Analysis: Sense and reason taking a backseat on Aston Villa rollercoaster

Six matches in, making sense of Villa’s Premier League season so far feels an increasingly thankless task.

Even more so after yesterday afternoon and a game which for a long time looked set to deliver a heavy, sobering defeat yet ended with head coach Dean Smith pondering what might have been.

Had Southampton goalkeeper Alex McCarthy not saved impressively from Jack Grealish, Trezeguet and Tyrone Mings in the second half, Villa could have filed an improbable comeback from 4-0 down alongside their other achievements to this point of the campaign.

As it was, stoppage time strikes from Ollie Watkins and Grealish merely restored some pride and perhaps confidence to a team who looked set to have theirs seriously bruised when Danny Ings netted the Saints fourth of the afternoon just prior to the hour mark.

The final scoreline, in truth, made the match appear closer than it ever really felt though, by the same token, a 4-1 defeat would have felt a little harsh on Villa, who at the very least showed encouraging strength of character with their second half tenacity.

With four wins from the first six fixtures, the start to the season can still be claimed to have comfortably exceeded expectations, even though successive defeats have highlighted areas for Smith and his players to work on.

Apparently able to do no wrong over the campaign’s opening month, yesterday’s loss, much like that suffered against Leeds the previous week, provided something of a reality check.

Absent from both performances has been the defensive discipline which provided the backbone to those early positive results.

It is true Villa came up against a Southampton team who were brutally efficient in taking their chances. Other than pick the ball out of the net five times (the Saints also had an early goal chalked off by VAR), home goalkeeper Emi Martinez had little else to do. All four of the visiting goals which did count were superb finishes, which he had no chance of saving.

Yet basic errors by Villa which presented their opponents with those opportunities in the first place.

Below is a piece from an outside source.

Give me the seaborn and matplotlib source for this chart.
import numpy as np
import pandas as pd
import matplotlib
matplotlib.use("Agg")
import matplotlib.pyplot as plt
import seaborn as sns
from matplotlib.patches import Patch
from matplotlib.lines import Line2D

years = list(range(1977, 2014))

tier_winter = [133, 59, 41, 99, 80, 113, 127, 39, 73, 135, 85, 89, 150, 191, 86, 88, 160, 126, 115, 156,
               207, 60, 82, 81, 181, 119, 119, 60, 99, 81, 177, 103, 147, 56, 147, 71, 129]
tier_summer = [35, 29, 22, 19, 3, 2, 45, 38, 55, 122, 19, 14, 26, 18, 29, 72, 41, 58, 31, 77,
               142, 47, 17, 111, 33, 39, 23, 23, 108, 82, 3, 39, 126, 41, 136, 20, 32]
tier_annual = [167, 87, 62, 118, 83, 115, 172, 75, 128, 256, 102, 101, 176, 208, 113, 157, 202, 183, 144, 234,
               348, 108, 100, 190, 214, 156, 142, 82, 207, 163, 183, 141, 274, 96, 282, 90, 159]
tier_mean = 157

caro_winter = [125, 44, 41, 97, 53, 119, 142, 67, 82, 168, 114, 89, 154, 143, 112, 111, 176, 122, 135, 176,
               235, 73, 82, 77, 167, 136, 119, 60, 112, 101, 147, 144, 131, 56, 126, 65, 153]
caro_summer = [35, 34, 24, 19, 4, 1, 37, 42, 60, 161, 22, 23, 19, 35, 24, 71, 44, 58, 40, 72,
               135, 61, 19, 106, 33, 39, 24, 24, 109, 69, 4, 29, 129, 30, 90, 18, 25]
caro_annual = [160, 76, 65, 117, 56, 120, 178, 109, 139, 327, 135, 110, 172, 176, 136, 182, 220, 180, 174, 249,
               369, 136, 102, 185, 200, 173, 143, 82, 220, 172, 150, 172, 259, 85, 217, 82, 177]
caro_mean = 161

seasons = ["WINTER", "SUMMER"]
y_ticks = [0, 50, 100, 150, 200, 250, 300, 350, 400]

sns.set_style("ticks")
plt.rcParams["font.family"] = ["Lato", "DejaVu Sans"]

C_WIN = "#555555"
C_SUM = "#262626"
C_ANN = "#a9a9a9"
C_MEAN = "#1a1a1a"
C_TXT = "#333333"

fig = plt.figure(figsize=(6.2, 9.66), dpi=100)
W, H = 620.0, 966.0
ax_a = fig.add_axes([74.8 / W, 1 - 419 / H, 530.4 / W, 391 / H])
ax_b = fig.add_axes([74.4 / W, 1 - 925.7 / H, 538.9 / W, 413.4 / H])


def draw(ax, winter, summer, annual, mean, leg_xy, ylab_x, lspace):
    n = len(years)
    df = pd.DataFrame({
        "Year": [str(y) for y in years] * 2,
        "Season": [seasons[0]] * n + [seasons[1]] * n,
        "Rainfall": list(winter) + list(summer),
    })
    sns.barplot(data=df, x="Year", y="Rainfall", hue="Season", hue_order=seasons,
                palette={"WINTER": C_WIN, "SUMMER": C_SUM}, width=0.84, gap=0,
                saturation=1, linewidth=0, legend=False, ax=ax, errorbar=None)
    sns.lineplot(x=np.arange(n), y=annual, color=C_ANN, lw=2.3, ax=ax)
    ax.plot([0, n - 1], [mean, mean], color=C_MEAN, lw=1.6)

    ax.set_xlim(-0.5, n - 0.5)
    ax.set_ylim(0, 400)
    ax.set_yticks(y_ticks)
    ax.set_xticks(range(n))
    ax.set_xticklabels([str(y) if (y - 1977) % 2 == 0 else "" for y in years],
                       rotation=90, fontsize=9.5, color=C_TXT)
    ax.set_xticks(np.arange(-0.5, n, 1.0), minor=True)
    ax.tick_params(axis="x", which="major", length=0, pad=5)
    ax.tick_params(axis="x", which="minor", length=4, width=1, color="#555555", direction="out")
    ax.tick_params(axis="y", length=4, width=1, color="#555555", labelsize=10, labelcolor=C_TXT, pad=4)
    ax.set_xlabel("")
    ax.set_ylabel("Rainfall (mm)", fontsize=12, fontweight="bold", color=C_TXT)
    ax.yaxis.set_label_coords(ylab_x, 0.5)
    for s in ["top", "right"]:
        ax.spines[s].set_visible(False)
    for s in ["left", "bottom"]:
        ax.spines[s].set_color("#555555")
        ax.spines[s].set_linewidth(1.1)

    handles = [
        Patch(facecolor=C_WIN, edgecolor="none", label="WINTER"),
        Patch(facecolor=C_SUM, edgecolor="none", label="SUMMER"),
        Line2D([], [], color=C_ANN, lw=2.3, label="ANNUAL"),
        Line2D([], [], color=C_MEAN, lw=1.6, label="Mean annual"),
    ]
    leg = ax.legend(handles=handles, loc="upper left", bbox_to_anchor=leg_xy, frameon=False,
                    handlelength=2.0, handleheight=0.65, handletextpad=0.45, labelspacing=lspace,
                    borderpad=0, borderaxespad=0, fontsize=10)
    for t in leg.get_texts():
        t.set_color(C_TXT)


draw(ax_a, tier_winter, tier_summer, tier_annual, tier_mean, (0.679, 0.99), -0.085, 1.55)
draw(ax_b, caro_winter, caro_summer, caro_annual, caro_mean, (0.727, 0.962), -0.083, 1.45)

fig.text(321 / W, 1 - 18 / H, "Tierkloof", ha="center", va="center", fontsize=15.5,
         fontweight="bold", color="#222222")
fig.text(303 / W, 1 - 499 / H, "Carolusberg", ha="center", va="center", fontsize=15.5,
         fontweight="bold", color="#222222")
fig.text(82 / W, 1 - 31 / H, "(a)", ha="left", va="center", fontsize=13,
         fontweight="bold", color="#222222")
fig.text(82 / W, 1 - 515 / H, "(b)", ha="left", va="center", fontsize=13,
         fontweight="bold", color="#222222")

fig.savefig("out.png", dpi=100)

For the opener Matt Targett dived in, while attempting to block a cross, conceding a free-kick on the wing. When the ball was sent whizzing into the box by James Ward-Prowse, Jannik Vestergaard took advantage of a physical mismatch to get in front of John McGinn and power a header into the top corner.

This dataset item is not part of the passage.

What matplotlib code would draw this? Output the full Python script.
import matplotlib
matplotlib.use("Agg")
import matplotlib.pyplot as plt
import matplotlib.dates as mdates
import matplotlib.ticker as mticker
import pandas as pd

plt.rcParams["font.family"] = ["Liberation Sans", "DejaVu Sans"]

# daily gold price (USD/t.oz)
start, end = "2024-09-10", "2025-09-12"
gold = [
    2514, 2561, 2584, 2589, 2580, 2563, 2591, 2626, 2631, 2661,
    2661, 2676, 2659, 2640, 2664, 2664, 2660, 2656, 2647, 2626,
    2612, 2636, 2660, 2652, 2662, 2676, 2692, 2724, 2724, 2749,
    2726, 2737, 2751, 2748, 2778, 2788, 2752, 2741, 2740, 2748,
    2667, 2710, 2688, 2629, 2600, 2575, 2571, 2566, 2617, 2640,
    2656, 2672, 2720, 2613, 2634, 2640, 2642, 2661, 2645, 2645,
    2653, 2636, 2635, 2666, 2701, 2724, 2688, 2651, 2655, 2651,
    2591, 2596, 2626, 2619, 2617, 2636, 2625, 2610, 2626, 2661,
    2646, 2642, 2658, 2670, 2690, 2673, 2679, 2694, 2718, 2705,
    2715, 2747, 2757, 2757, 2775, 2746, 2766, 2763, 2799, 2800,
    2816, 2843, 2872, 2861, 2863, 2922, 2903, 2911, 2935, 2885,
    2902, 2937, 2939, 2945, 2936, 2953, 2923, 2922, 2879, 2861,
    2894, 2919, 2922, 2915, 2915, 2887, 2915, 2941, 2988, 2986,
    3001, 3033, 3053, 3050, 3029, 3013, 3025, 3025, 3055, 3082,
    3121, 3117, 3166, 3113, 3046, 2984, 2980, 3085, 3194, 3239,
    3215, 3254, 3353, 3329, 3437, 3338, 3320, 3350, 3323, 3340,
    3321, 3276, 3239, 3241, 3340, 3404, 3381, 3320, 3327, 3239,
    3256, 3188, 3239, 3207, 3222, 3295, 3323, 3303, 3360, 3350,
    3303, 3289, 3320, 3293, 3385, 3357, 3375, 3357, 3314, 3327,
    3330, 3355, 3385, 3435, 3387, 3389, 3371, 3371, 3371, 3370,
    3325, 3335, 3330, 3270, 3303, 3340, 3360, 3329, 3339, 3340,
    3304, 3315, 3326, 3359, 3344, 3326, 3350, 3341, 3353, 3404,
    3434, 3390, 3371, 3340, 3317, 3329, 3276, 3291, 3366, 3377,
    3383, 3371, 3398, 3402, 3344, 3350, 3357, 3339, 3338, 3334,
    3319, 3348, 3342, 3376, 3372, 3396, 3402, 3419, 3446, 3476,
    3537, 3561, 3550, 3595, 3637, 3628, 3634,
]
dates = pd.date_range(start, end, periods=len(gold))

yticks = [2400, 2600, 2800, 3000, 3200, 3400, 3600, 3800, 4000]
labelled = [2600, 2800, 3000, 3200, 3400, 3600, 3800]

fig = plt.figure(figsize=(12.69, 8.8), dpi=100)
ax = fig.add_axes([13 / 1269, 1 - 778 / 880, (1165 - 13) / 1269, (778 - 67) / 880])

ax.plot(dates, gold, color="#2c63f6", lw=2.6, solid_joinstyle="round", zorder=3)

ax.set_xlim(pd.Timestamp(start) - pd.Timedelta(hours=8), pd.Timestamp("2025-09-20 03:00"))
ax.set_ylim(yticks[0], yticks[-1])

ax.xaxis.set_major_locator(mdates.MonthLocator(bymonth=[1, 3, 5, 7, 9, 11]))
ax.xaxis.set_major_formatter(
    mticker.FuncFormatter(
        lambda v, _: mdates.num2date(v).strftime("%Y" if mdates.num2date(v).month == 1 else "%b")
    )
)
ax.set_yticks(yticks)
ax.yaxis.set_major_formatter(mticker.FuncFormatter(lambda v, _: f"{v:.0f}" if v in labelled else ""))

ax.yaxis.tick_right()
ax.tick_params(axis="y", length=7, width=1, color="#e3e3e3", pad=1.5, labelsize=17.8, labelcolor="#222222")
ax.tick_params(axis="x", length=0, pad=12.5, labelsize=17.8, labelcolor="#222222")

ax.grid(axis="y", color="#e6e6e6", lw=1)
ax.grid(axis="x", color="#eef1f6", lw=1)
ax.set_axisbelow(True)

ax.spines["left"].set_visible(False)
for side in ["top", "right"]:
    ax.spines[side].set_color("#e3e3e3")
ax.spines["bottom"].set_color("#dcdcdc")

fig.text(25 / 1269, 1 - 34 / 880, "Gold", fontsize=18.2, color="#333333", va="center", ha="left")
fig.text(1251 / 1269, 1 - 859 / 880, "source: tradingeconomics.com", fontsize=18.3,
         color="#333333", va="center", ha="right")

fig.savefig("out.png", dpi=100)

Douglas Luiz and Matty Cash were then both guilty of sloppy play to concede the free-kicks which Ward-Prowse, a set piece specialist, brilliantly dispatched as he celebrated his 26th birthday in style.

Danny Ings’ strike 13 minutes into the second half, which proved to be the match-winner, was sublime and one where it would be churlish to place too much blame on the defenders.

Villa’s response to that goal, the seventh they had conceded in barely 90 minutes including the second half against Leeds, will have been the biggest positive of the afternoon for Smith.

Rather than wilt, his players stuck to the task and eventually an attacking unit which had itself started to look a little clunky, with only Ross Barkley’s stoppage time winner to cheer about since the 7-2 demolition of Liverpool, began to rediscover some rhythm.

Barkley had enjoyed an outstanding start to life at Villa but just as against Leeds this was another afternoon where things just didn’t quite come off for the Chelsea loanee.

Ditto John McGinn, who struggled to make his presence felt in the middle of the park during the first-half. With Luiz also taking time to find his stride before finishing the match strongly Villa’s midfield, formidable though it might appear on paper, had not really delivered for the second game running.

Instead it was Grealish who, far from the first time, provided the spark to get Villa motoring. The skipper’s chipped ball into the box was headed home by Mings just past the hour mark to restore a little belief. It was then Grealish who was felled by Saints substitute Ibrahima Diallo, giving Watkins the chance to net his fourth Premier League goal of the season from the spot, before Villa’s talisman beat McCarthy at his near post from outside the box to reduce the deficit to one.

A brilliant goal, it was met with barely any reaction as by then time was almost up. Instead Grealish and Villa were left to rue the earlier work of the Saints keeper, who had kept out his header and twice denied Trezeguet – on the second occasion in spectacular fashion.

Maintaining a sense of perspective is important, particularly so during the early in a season where results for many teams are proving wildly unpredictable.

Just as it was pointless to proclaim Villa title challengers after their humbling of Liverpool, neither are consecutive home defeats any reason to panic. Southampton, for one thing, are formidable opponents, who are only behind Manchester City and Liverpool in the virtual table since football resumed in June. Villa’s points haul after six matches remains greater than that attained after 12 last season.

If anything, the last two games have merely been a reminder Smith’s men are not immune to the general madness which seems to have enveloped much of the top flight this term.

Next up is a trip to Arsenal and a match which Villa will enter as underdogs but where on current form a heavy defeat, victory or goal-less draw would all be equally unsurprising. For now, the best advice to supporters might be to simply sit back and try to enjoy the ride. There’s really no telling, on the evidence so far, precisely where it is heading.